The Solar Value Cliff: The Diminishing Value of Solar Power chronicles the following:
- Solar’s intermittent nature results in a lack of dispatchability
- Countries that have more developed solar sectors than the United States—such as Spain and Italy—have seen drastic falls in solar investment
- At low penetration levels into the electricity mix, solar can reduce stress on electricity systems—but that does not hold true as penetration levels increase
- Peak solar generation occurs early in the afternoon while peak demand occurs around twilight; at high penetration levels, this presents system operators with the challenging “duck curve” scenario
- The duck curve solar generation creates amounts to an imposed cost
- When photovoltaic (PV) solar reaches a 6% market share, the capacity value of marginal PV capacity falls to zero
IER President Thomas Pyle issued the following statement:
“As the utility sector prepares for the short-term impact of a solar eclipse, a much larger problem looms for solar advocates—the diminishing value of intermittent solar as a reliable source of electricity. This new paper, from the Institute for Energy Research, evaluates the constraints and shortcomings of solar energy today.

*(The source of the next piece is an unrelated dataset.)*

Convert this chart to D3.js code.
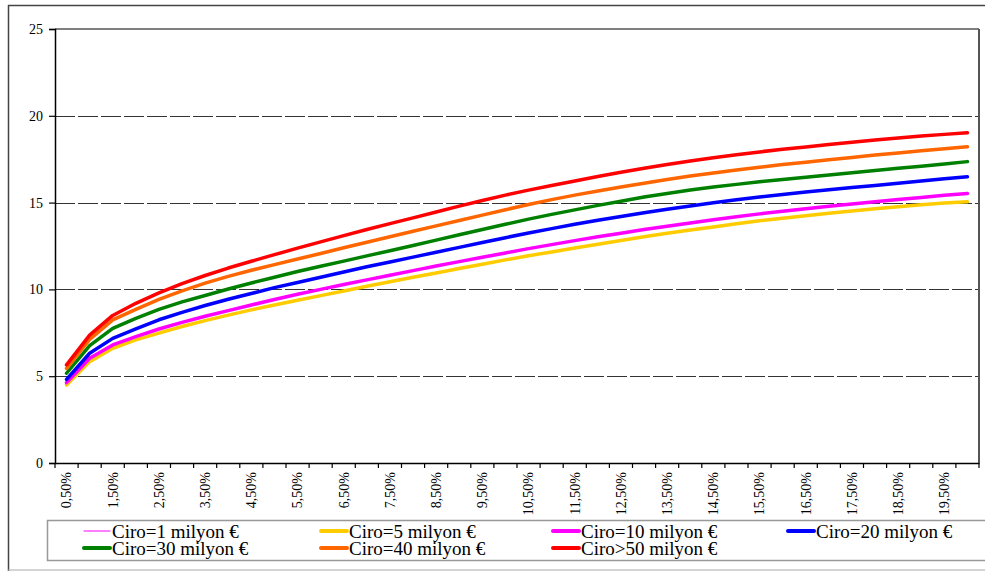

“Public discourse has hailed solar’s falling costs as of late, but this paper shows that solar’s value to the grid is also falling. The crux of the issue is that solar remains an intermittent electricity resource. Though it can have a useful role on an electrical grid as a supplementary source of energy, at high penetration levels solar energy actually does more harm than good.
“What policymakers need to realize—both federally and at the state level—is that subsidizing solar energy through efforts like tax incentives and net metering makes no sense. More solar penetration in places like California will lead to an outcome no one wants: a less reliable electricity grid.”